Australia’s surplus on goods and services slumped 85 per cent, or $2.97 billion, to $543 million in the three months to March, in seasonally adjusted volume terms, the Australian Bureau of Statistics said on Tuesday.
In real terms, exports fell 1.6 per cent in the March quarter and imports rose 1.6 per cent, which will result in a 0.7 percentage point drag on March quarter GDP, to be released on Wednesday.
The market had been forecasting steady exports to detract 0.4 percentage points from March quarter GDP, leading to quarterly economic growth of 0.3 per cent, and an annual rate of 1.6 per cent.
St George senior economist Janu Chan said there is now a chance the economy contracted in the first three months of 2017.
“Consumer and business spending are expected to be soft, dwelling investment contracted in the quarter and net exports will provide a sizeable detraction,” she said.
“While we are not forecasting a contraction, there remains a risk GDP will contract in the March quarter.
“Growth will be at best weak, and annual growth will more than likely ease to its weakest since 2009.”
The economy expanded by a surprise 1.1 per cent in the December quarter, after the September quarter’s 0.5 per cent contraction.
The bulk of the weakness in March quarter exports was a result of bad weather impacting commodities shipments, with exports of non-farm goods, which includes iron ore and coking coal, down four per cent in volume terms.
Buoyant commodity prices led to a 12 per cent increase in export value.
Commodity exports were heavily impacted by Cyclone Debbie in late-March, which caused temporary production stoppages at several Queensland mines and widespread damage to rail lines.
That will likely have a further impact in the June quarter numbers.
The terms of trade on goods and services – the prices of exports relative to the prices of imports – rose 6.6 per cent in the March quarter.
The drop in exports in part led to the current account deficit narrowing by just 11 per cent to $3.11 billion, missing market expectations of a drop in the deficit to $500 million.
“The surprise relative to forecast came through the income account, with quarterly income credits undershooting our forecast by close to $2 billion,” JP Morgan economist Tom Kennedy said.
“The drop appears to be driven by a sharp decline in foreign direct investment income.”

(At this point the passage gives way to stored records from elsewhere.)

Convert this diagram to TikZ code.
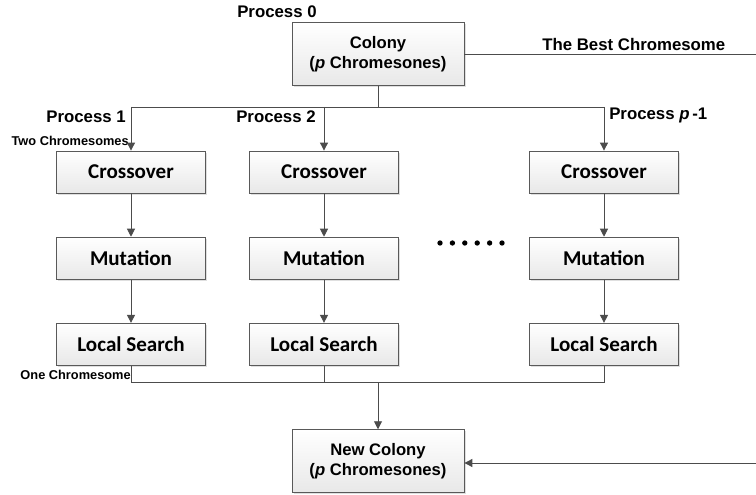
\documentclass[tikz,border=0pt]{standalone}
\usepackage{fontspec}
\setmainfont{Liberation Sans}
\newfontfamily\calib{Carlito}
\usetikzlibrary{positioning,arrows.meta,shadows}

\tikzset{
  stage/.style={draw=black!65, line width=0.6pt, minimum width=112pt, minimum height=31.5pt,
    top color=white, bottom color=black!9,
    drop shadow={shadow xshift=1.2pt, shadow yshift=-1.2pt, opacity=0.25},
    font=\calib\bfseries\fontsize{15.8}{18}\selectfont},
  colony/.style={stage, minimum width=129pt, minimum height=47pt, align=center,
    font=\bfseries\fontsize{12.5}{15}\selectfont},
  link/.style={draw=black!70, line width=0.7pt},
  flow/.style={link, -{Triangle[width=6pt,length=6pt]}},
  plabel/.style={font=\bfseries\fontsize{12.6}{14}\selectfont, inner sep=0pt},
  clabel/.style={font=\bfseries\fontsize{9.6}{11}\selectfont, inner sep=0pt}
}

\begin{document}
\begin{tikzpicture}[x=0.75pt, y=-0.75pt, node distance=32.5pt]
\useasboundingbox (0,0) rectangle (756,495);

% master
\node[colony] (col) at (378,54) {Colony\\(\textit{p} Chromesones)};
\node[plabel, anchor=south west] (p0) at (237,18) {Process 0};

% three workers
\node[stage] (cross1) at (131,172) {Crossover};
\node[stage] (cross2) at (324,172) {Crossover};
\node[stage] (cross3) at (604,172) {Crossover};
\node[stage, below=of cross1] (mut1) {Mutation};
\node[stage, below=of cross2] (mut2) {Mutation};
\node[stage, below=of cross3] (mut3) {Mutation};
\node[stage, below=of mut1] (ls1) {Local Search};
\node[stage, below=of mut2] (ls2) {Local Search};
\node[stage, below=of mut3] (ls3) {Local Search};

\node[colony] (newcol) at (378,461) {New Colony\\(\textit{p} Chromesones)};

\coordinate (split) at (378,107);
\coordinate (join) at (378,382);
\coordinate (bestout) at (756,54);
\coordinate (bestin) at (756,463);

% labels
\node[plabel, anchor=south east] (p1) at (126,123) {Process 1};
\node[plabel, anchor=south west] (p2) at (236,123) {Process 2};
\node[plabel, anchor=south west] (p3) at (609,123) {Process \textit{p}\,-1};
\node[plabel, anchor=south west] (best) at (542,51) {The Best Chromesome};
\node[clabel, anchor=base east] (two) at (129,146) {Two Chromesomes};
\node[clabel, anchor=base east] (one) at (131,379) {One Chromesome};

% scatter
\draw[link] (col) -- (split);
\draw[link] (split -| cross1) -- (split -| cross3);
\draw[flow] (split -| cross1) -- (cross1);
\draw[flow] (split -| cross2) -- (cross2);
\draw[flow] (split -| cross3) -- (cross3);

\draw[flow] (cross1) -- (mut1);
\draw[flow] (cross2) -- (mut2);
\draw[flow] (cross3) -- (mut3);
\draw[flow] (mut1) -- (ls1);
\draw[flow] (mut2) -- (ls2);
\draw[flow] (mut3) -- (ls3);

% gather
\draw[link] (ls1) |- (join);
\draw[link] (ls3) |- (join);
\draw[link] (ls2) -- (ls2 |- join);
\draw[flow] (join) -- (newcol);

% best chromosome
\draw[link] (col) -- (bestout);
\draw[flow] (bestin) -- (newcol.east |- bestin);

\foreach \i in {0,...,5}
  \fill (440+\i*12.4,243) circle (2pt);
\end{tikzpicture}
\end{document}
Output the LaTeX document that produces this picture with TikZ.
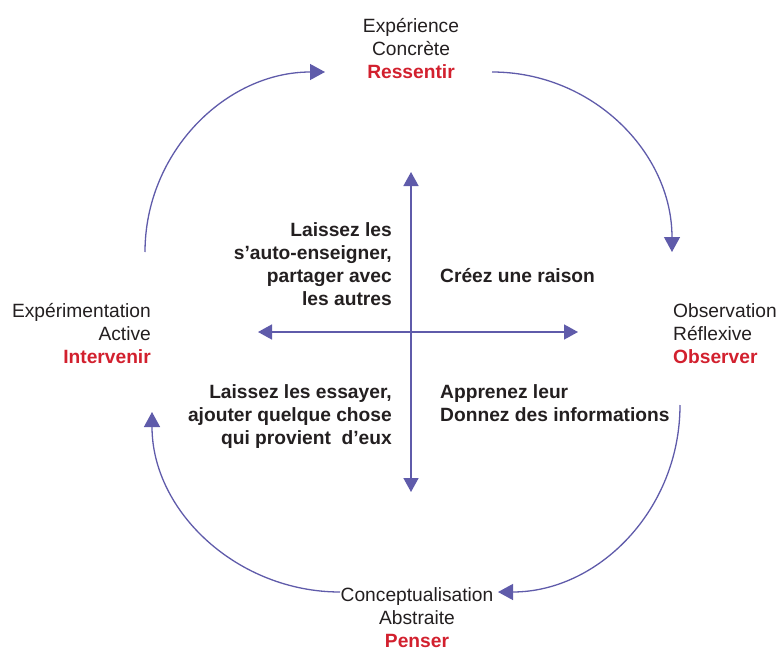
\documentclass[tikz,border=0pt]{standalone}
\usepackage{fontspec}
\setmainfont{Liberation Sans}
\usetikzlibrary{arrows.meta}
\definecolor{cyc}{HTML}{5F5BAA}
\definecolor{redt}{HTML}{D2202E}
\definecolor{txt}{HTML}{231F20}
\begin{document}
\begin{tikzpicture}[x=1pt,y=-1pt,
  lbl/.style={text=txt,font=\fontsize{19.2}{23.2}\selectfont,inner sep=0pt,align=center},
  inner/.style={text=txt,font=\fontsize{19.2}{23.2}\selectfont\bfseries,inner sep=0pt},
  cycarrow/.style={draw=cyc,line width=1.3pt,-{Triangle[length=15pt,width=16pt]}},
  axis/.style={draw=cyc,line width=1.6pt,{Triangle[length=14pt,width=15pt]}-{Triangle[length=14pt,width=15pt]}}]
\useasboundingbox (0,0) rectangle (776,650);
% stage labels
\node[lbl,anchor=north] (top) at (411,18) {Expérience\\Concrète\\\textcolor{redt}{\bfseries Ressentir}};
\node[lbl,anchor=north east,align=right] (left) at (151,303) {Expérimentation\\Active\\\textcolor{redt}{\bfseries Intervenir}};
\node[lbl,anchor=north west,align=left] (right) at (673,303) {Observation\\Réflexive\\\textcolor{redt}{\bfseries Observer}};
\node[lbl,anchor=north] (bottom) at (417,587) {Conceptualisation\\Abstraite\\\textcolor{redt}{\bfseries Penser}};
% cycle arc endpoints
\coordinate (tlS) at (145,252);
\coordinate (tlE) at (325,72);
\coordinate (trS) at (492,72);
\coordinate (trE) at (672,252);
\coordinate (brS) at (680,405);
\coordinate (brE) at (498,592);
\coordinate (blS) at (340,592);
\coordinate (blE) at (152,412);
\draw[cycarrow] (tlS) .. controls (145,152) and (226,72) .. (tlE);
\draw[cycarrow] (trS) .. controls (592,72) and (672,152) .. (trE);
\draw[cycarrow] (brS) .. controls (680,510) and (598,592) .. (brE);
\draw[cycarrow] (blS) .. controls (238,592) and (152,512) .. (blE);
% axes
\coordinate (vT) at (411,172);
\coordinate (vB) at (411,492);
\coordinate (hL) at (258,332);
\coordinate (hR) at (578,332);
\draw[axis] (vB) -- (vT);
\draw[axis] (hL) -- (hR);
% quadrant texts
\node[inner,anchor=north east,align=right] (q1) at (392,222) {Laissez les\\s’auto-enseigner,\\partager avec\\les autres};
\node[inner,anchor=north west,align=left] (q2) at (440,268) {Créez une raison};
\node[inner,anchor=north east,align=right] (q3) at (392,384) {Laissez les essayer,\\ajouter quelque chose\\qui provient\ \ d’eux};
\node[inner,anchor=north west,align=left] (q4) at (440,384) {Apprenez leur\\Donnez des informations};
\end{tikzpicture}
\end{document}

The worse than expected figures had an immediate impact on the Aussie dollar, which dropped from 74.91 US cents to 74.57 US cents within minutes of their release.
But the local currency recovered to be trading at 74.92 US cents at 1604 AEST, after the Reserve Bank held the cash rate at 1.50 per cent and maintained its expectation that Australia’s economic growth rate will increase gradually to above three per cent over the next couple of years.